Zambia’s annual inflation rate surged to 15.7 percent in October 2024, driven primarily by rising food prices, according to data from the Zambia Statistical Agency (ZamStats).
This uptick occurred alongside a K1.3 billion trade deficit, underscoring economic pressures.
Read more: Zambia faces K0.6 billion trade deficit, as inflation hits 15.6%
Acting Statistician General, Sheila Mudenda, addressing a briefing on Thursday at their offices in Lusaka, noted the inflation rate edged up slightly from 15.6 percent in September 2024, meaning prices for goods and services increased by an average of 15.7 percent over the year from October 2023 to October 2024.
Mudenda also reported that food inflation reached 18.2 percent for October, rising from 17.9 percent in September.
“This reflects an 18.2 percent annual increase in food prices,” Mudenda explained, attributing the spike to essential items like bread and cereals (including mealie meal, rice, and bread), meats (such as beef and chicken), and fish.
Non-food inflation saw a minor decrease, landing at 12.2 percent from 12.4 percent in September, driven by price drops in household items like textiles, mattresses, and appliances, as well as fuel costs.

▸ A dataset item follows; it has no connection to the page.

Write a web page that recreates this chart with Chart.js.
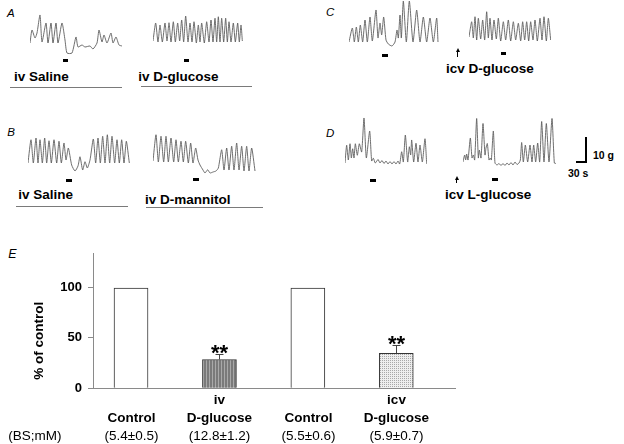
<!DOCTYPE html>
<html>
<head>
<meta charset="utf-8">
<script src="https://cdn.jsdelivr.net/npm/chart.js@4.4.0/dist/chart.umd.min.js"></script>
<style>
  html, body { margin: 0; padding: 0; background: #fff; }
  #fig { position: relative; width: 624px; height: 444px; overflow: hidden; font-family: "Liberation Sans", Arial, sans-serif; color: #000; }
  #fig canvas { position: absolute; }
  .lbl { position: absolute; font-weight: bold; font-size: 13.5px; line-height: 1; white-space: nowrap; }
  .small { font-size: 10.5px; }
  .panel { position: absolute; font-style: italic; font-size: 11.5px; line-height: 1; }
  .mark { position: absolute; background: #000; }
  .rule { position: absolute; height: 1px; background: #7a7a7a; }
  .head { position: absolute; width: 0; height: 0; border-left: 2px solid transparent; border-right: 2px solid transparent; border-bottom: 4px solid #000; }
</style>
</head>
<body>
<div id="fig">
  <div class="panel" style="left:7px;top:7.8px">A</div>
  <div class="panel" style="left:326px;top:6.8px">C</div>
  <div class="panel" style="left:7.3px;top:126.8px">B</div>
  <div class="panel" style="left:326px;top:127.8px">D</div>
  <div class="panel" style="left:8.3px;top:248.4px;font-size:12.5px">E</div>

  <div class="lbl" style="left:14px;top:69.5px">iv Saline</div>
  <div class="lbl" style="left:138.3px;top:69.5px">iv D-glucose</div>
  <div class="lbl" style="left:446px;top:61.5px">icv D-glucose</div>
  <div class="lbl" style="left:18.3px;top:188.2px">iv Saline</div>
  <div class="lbl" style="left:145px;top:192.5px">iv D-mannitol</div>
  <div class="lbl" style="left:445px;top:188.3px">icv L-glucose</div>
  <div class="lbl small" style="left:593px;top:150px">10 g</div>
  <div class="lbl small" style="left:568px;top:168px">30 s</div>

  <div class="rule" style="left:10px;top:87px;width:112px"></div>
  <div class="rule" style="left:141px;top:86px;width:111px"></div>
  <div class="rule" style="left:16px;top:206px;width:112px"></div>
  <div class="rule" style="left:146px;top:206.5px;width:117px"></div>

  <!-- injection markers -->
  <div class="mark" style="left:63px;top:59px;width:5px;height:3px"></div>
  <div class="mark" style="left:184px;top:58.5px;width:5px;height:3px"></div>
  <div class="mark" style="left:382px;top:53.5px;width:6px;height:3px"></div>
  <div class="mark" style="left:501px;top:52px;width:5px;height:3px"></div>
  <div class="mark" style="left:66px;top:178.5px;width:6px;height:3px"></div>
  <div class="mark" style="left:193px;top:177.5px;width:6px;height:3px"></div>
  <div class="mark" style="left:370px;top:178.5px;width:6px;height:3px"></div>
  <div class="mark" style="left:492px;top:178px;width:6px;height:3px"></div>

  <!-- icv arrows -->
  <div class="mark" style="left:457px;top:51px;width:1px;height:6px"></div>
  <div class="head" style="left:455.5px;top:48px"></div>
  <div class="mark" style="left:456px;top:179px;width:1px;height:4px"></div>
  <div class="head" style="left:454.5px;top:175.5px"></div>

  <!-- scale bar -->
  <div class="mark" style="left:585px;top:137px;width:2px;height:26px"></div>
  <div class="mark" style="left:576px;top:161px;width:11px;height:2px"></div>

  <canvas id="chartE" width="624" height="204" style="left:0;top:240px"></canvas>
</div>

<script>
// Contraction traces: [time (s) from trace start, force (g) above trace floor]
var traceA1 = [[0,4.8],[6,10],[15,6.8],[21,8.8],[30,16],[36,5.2],[48,12.8],[54,4.8],[63,12.8],[69,4.8],
  [78,12.8],[84,4.8],[96,12.8],[105,6],[111,0.8],[126,0.8],[138,7.2],[144,3.2],[156,4],[165,3.2],
  [180,3.6],[189,2.4],[201,4.8],[207,10],[216,5.2],[222,8],[231,4.8],[243,8.8],[249,4.8],[258,7.2],
  [267,4],[276,3.6]];
var traceA2 = [[0,5.6],[8,12.8],[15,5.2],[21,12],[28,5.2],[36,12.8],[42,5.6],[48,12.9],[54,5.2],[61,13.3],
  [67,5.2],[74,12.8],[80,5.6],[86,14],[92,5.2],[98,15.6],[105,5.2],[111,12.8],[117,5.2],[123,13.3],
  [130,4.8],[136,12],[141,5.2],[146,12.8],[154,4.8],[161,13.3],[168,5.2],[174,14],[180,5.2],[186,14.7],
  [191,5.2],[196,15.3],[201,5.2],[206,14.7],[212,5.2],[218,14.7],[223,5.2],[228,13.3],[234,5.2],[241,12.8],
  [247,5.2],[254,12.8],[259,5.2],[264,12],[268,5.6]];
var traceC1 = [[0,2.4],[10,8],[16,2.4],[22,8.4],[28,2.4],[34,9.2],[41,2.4],[48,11.2],[55,2.4],[63,12.4],
  [70,2.8],[81,15.2],[87,4],[93,10],[98,5.2],[104,12.4],[111,3.2],[118,1.6],[129,0.8],[138,2.4],
  [144,7.2],[148,4],[153,13.2],[157,4],[163,18.8],[172,2.4],[181,18.8],[192,2.4],[203,15.2],[213,2.4],
  [223,12.4],[233,2.4],[243,12],[253,2.4],[263,12],[267,2.4]];
var traceC2 = [[0,4.4],[8,10.5],[13,4],[18,12.5],[23,3.2],[28,11.9],[35,3.6],[41,11.2],[47,3.2],[53,14.5],
  [58,4],[63,11.9],[69,3.2],[75,11.2],[82,3.6],[88,11.9],[95,2.8],[103,10.5],[110,3.2],[118,11.2],
  [125,2.8],[133,10.5],[140,3.2],[148,9.9],[155,2.8],[161,10.5],[167,3.2],[173,10.5],[179,2.8],[185,10.5],
  [192,3.2],[198,11.2],[205,2.8],[213,11.9],[219,3.2],[225,12.5],[232,2.8],[238,11.9],[245,3.2]];
var traceB1 = [[0,5.2],[9,14.5],[16,5.2],[24,15.2],[30,5.2],[36,14.5],[43,5.2],[50,15.2],[56,5.2],[63,14.1],
  [70,5.2],[78,14.5],[86,5.2],[93,13.9],[100,5.2],[108,13.2],[114,6.4],[121,11.2],[131,4.4],[141,2],
  [150,4],[156,7.7],[164,2.4],[171,5.7],[178,3.2],[186,6.4],[196,14.8],[203,5.2],[210,15.2],[217,5.2],
  [224,15.9],[231,5.2],[238,16.5],[245,5.2],[252,15.9],[260,5.2],[267,14.5],[274,5.2],[281,14.5],[288,5.2],
  [295,13.9],[304,5.2]];
var traceB2 = [[0,6],[9,16.5],[16,5.6],[24,15.9],[32,5.6],[39,15.9],[46,5.6],[54,15.2],[62,5.6],[69,14.5],
  [76,5.6],[84,13.9],[91,5.6],[98,13.9],[106,5.2],[113,13.2],[120,5.2],[128,11.2],[135,6.4],[141,4.4],
  [150,2.4],[156,1.2],[164,2.5],[171,1.2],[180,1.6],[189,2],[196,3.2],[206,10.5],[213,2.4],[221,11.2],
  [228,2.4],[236,11.9],[243,2.4],[251,13.2],[258,2.4],[266,11.9],[273,2],[281,11.9],[288,2],[296,11.2],
  [306,2]];
var traceD1 = [[0,1.6],[5,8.7],[10,2.8],[15,9.3],[19,3.6],[23,7.3],[27,3.6],[31,9.3],[37,4.7],[43,9.3],
  [50,6],[57,19.6],[64,3.6],[74,14.4],[80,2.4],[85,3.5],[91,1.6],[99,3],[105,1.6],[111,2.6],
  [117,1.4],[123,2.4],[129,1.2],[135,2.2],[141,1.2],[147,2.2],[153,1.2],[159,2.4],[164,1.2],[170,6.1],
  [175,2],[181,12.8],[188,2],[193,8.1],[197,4.8],[200,10.8],[206,2],[213,9.5],[219,2],[225,8.8],
  [232,2],[240,11.3],[245,1.3]];
var traceD2 = [[0,2],[5,4.8],[8,2.8],[11,5.2],[15,2.8],[22,11.6],[27,3.6],[31,4.8],[35,2.8],[41,19.4],
  [46,3.6],[49,6.8],[54,3.6],[60,17.4],[66,4.8],[69,7.6],[73,9.4],[78,2.8],[82,3.6],[85,2.8],
  [91,14.4],[96,1.6],[102,0.8],[108,1.4],[114,0.6],[120,1.4],[126,0.6],[132,1.6],[138,0.8],[144,1.8],
  [150,0.8],[156,2],[162,1],[168,1.6],[172,2.8],[176,9.8],[181,2],[187,8.8],[194,2],[201,8.8],
  [207,2],[212,8.8],[218,2],[224,9.6],[230,2],[236,18.2],[243,2],[250,17.4],[258,2],[267,19.4],
  [274,1.6],[279,1.4]];

// Panel E: % of control
var barPos = [1, 2, 3, 4];
var routeLabels = ['', 'iv', '', 'icv'];
var treatLabels = ['Control', 'D-glucose', 'Control', 'D-glucose'];
var bsLabels = ['(5.4\u00b10.5)', '(12.8\u00b11.2)', '(5.5\u00b10.6)', '(5.9\u00b10.7)'];
var pctValues = [99, 28.5, 99, 34.5];
var pctErrors = [0, 5.7, 0, 8.7];
var sigMarks = ['', '**', '', '**'];
var yTicks = [0, 50, 100];

var SEC_PER_PX = 3;    // 30 s bar = 10 px
var G_PER_PX = 0.4;    // 10 g bar = 25 px
var FONT = '"Liberation Sans", Arial, sans-serif';

var fig = document.getElementById('fig');

function drawTrace(points, left, bottom, w, h) {
    var c = document.createElement('canvas');
    c.width = w + 4;
    c.height = h + 4;
    c.style.left = (left - 2) + 'px';
    c.style.top = (bottom - h - 2) + 'px';
    fig.appendChild(c);
    new Chart(c.getContext('2d'), {
        type: 'line',
        data: {
            datasets: [{
                data: points.map(function (p) { return { x: p[0], y: p[1] }; }),
                borderColor: '#5e5e5e',
                borderWidth: 0.9,
                pointRadius: 0,
                tension: 0.2
            }]
        },
        options: {
            responsive: false,
            animation: false,
            devicePixelRatio: 1,
            events: [],
            layout: { padding: 2 },
            plugins: { legend: { display: false }, tooltip: { enabled: false } },
            scales: {
                x: { type: 'linear', display: false, min: 0, max: w * SEC_PER_PX },
                y: { display: false, min: 0, max: h * G_PER_PX }
            }
        }
    });
}

drawTrace(traceA1, 30, 55, 92, 42);
drawTrace(traceA2, 153, 55, 90, 42);
drawTrace(traceC1, 349, 48, 90, 48);
drawTrace(traceC2, 469, 48, 82, 48);
drawTrace(traceB1, 28, 176, 102, 44);
drawTrace(traceB2, 153, 176, 103, 44);
drawTrace(traceD1, 345, 167, 82, 51);
drawTrace(traceD2, 463, 167, 93, 51);

// bar fills
function stripes() {
    var p = document.createElement('canvas');
    p.width = 3; p.height = 3;
    var g = p.getContext('2d');
    g.fillStyle = '#7a7a7a'; g.fillRect(0, 0, 3, 3);
    g.fillStyle = '#a9a9a9'; g.fillRect(2, 0, 1, 3);
    return g.createPattern(p, 'repeat');
}
function dots() {
    var p = document.createElement('canvas');
    p.width = 2; p.height = 2;
    var g = p.getContext('2d');
    g.fillStyle = '#eeeeee'; g.fillRect(0, 0, 2, 2);
    g.fillStyle = '#a8a8a8'; g.fillRect(0, 0, 1, 1);
    return g.createPattern(p, 'repeat');
}

var annotE = {
    id: 'annotE',
    afterDraw: function (chart) {
        var ctx = chart.ctx, x = chart.scales.x, y = chart.scales.y;
        var bottom = chart.chartArea.bottom;
        ctx.save();
        ctx.strokeStyle = '#444';
        ctx.lineWidth = 1;
        ctx.fillStyle = '#000';
        ctx.textAlign = 'center';
        ctx.textBaseline = 'alphabetic';
        barPos.forEach(function (pos, i) {
            var px = Math.round(x.getPixelForValue(pos)) + 0.5;
            if (pctErrors[i]) {
                var base = y.getPixelForValue(pctValues[i]);
                var top = Math.round(y.getPixelForValue(pctValues[i] + pctErrors[i])) + 0.5;
                ctx.beginPath();
                ctx.moveTo(px, base); ctx.lineTo(px, top);
                ctx.moveTo(px - 4, top); ctx.lineTo(px + 4, top);
                ctx.stroke();
                ctx.font = 'bold 22px ' + FONT;
                ctx.fillText(sigMarks[i], px, top + 5.5);
            }
            ctx.font = 'bold 13.5px ' + FONT;
            ctx.fillText(routeLabels[i], px, bottom + 15.7);
            ctx.fillText(treatLabels[i], px, bottom + 33.4);
            ctx.font = '13.5px ' + FONT;
            ctx.fillText(bsLabels[i], px, bottom + 51.2);
        });
        ctx.textAlign = 'left';
        ctx.fillText('(BS;mM)', 8.3, bottom + 51.2);
        // y title
        ctx.translate(43.3, 100.8);
        ctx.rotate(-Math.PI / 2);
        ctx.textAlign = 'center';
        ctx.font = 'bold 13.5px ' + FONT;
        ctx.fillText('% of control', 0, 0);
        ctx.restore();
    }
};

var eChart = new Chart(document.getElementById('chartE').getContext('2d'), {
    type: 'bar',
    data: {
        datasets: [{
            data: barPos.map(function (p, i) { return { x: p, y: pctValues[i] }; }),
            backgroundColor: ['#ffffff', stripes(), '#ffffff', dots()],
            borderColor: '#333',
            borderWidth: 1,
            barThickness: 34
        }]
    },
    options: {
        responsive: false,
        animation: false,
        devicePixelRatio: 1,
        events: [],
        layout: { padding: { top: 12.7, right: 168.3, left: 0, bottom: 0 } },
        plugins: { legend: { display: false }, tooltip: { enabled: false } },
        scales: {
            x: {
                type: 'linear',
                offset: false,
                min: 0.57,
                max: 4.672,
                grid: { display: false },
                border: { display: true, color: '#8a8a8a', width: 1 },
                ticks: { display: false },
                afterFit: function (s) { s.height = 55.7; }
            },
            y: {
                min: 0,
                max: 133,
                afterBuildTicks: function (s) { s.ticks = yTicks.map(function (v) { return { value: v }; }); },
                grid: { drawOnChartArea: false, drawTicks: true, tickLength: 5, color: '#8a8a8a' },
                border: { display: true, color: '#8a8a8a', width: 1 },
                ticks: { color: '#000', padding: 6, font: { family: FONT, size: 13, weight: 'bold' } },
                afterFit: function (s) { s.width = 93; }
            }
        }
    },
    plugins: [annotE]
});
</script>
</body>
</html>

Lusaka Province accounted for the highest contribution to the overall inflation rate, adding 4.1 percentage points, followed by Copperbelt with 3.2 points.
Central and Southern provinces contributed 2.2 and 1.8 points, respectively, while North-Western Province had the lowest impact at 0.5 points.
In trade, Zambia’s cumulative trade value from January to September 2024 rose 37.2 percent to K412.8 billion, up from K300.7 billion in the same period in 2023.
Mudenda disclosed that total exports for this period reached K209.3 billion, with road transport comprising 93.5 percent of export routes.
Imports for January to September 2024 stood at K203.4 billion, with road transport again dominant, accounting for 60.2 percent.
In September alone, Zambia registered a K1.3 billion trade deficit, a jump from the K0.6 billion deficit recorded in August.
“Exports, mainly domestically produced goods, fell by 3.8 percent from K24.6 billion in August to K23.7 billion in September,” Mudenda said, pointing to declines in copper anodes, aerated waters, and nickel ore exports.
Imports also dropped slightly, down 0.9 percent from K25.2 billion in August to K25.0 billion in September, mainly due to reduced import bills for intermediate goods like ammonium dihydrogenorthophosphate and consumer items such as gas oils.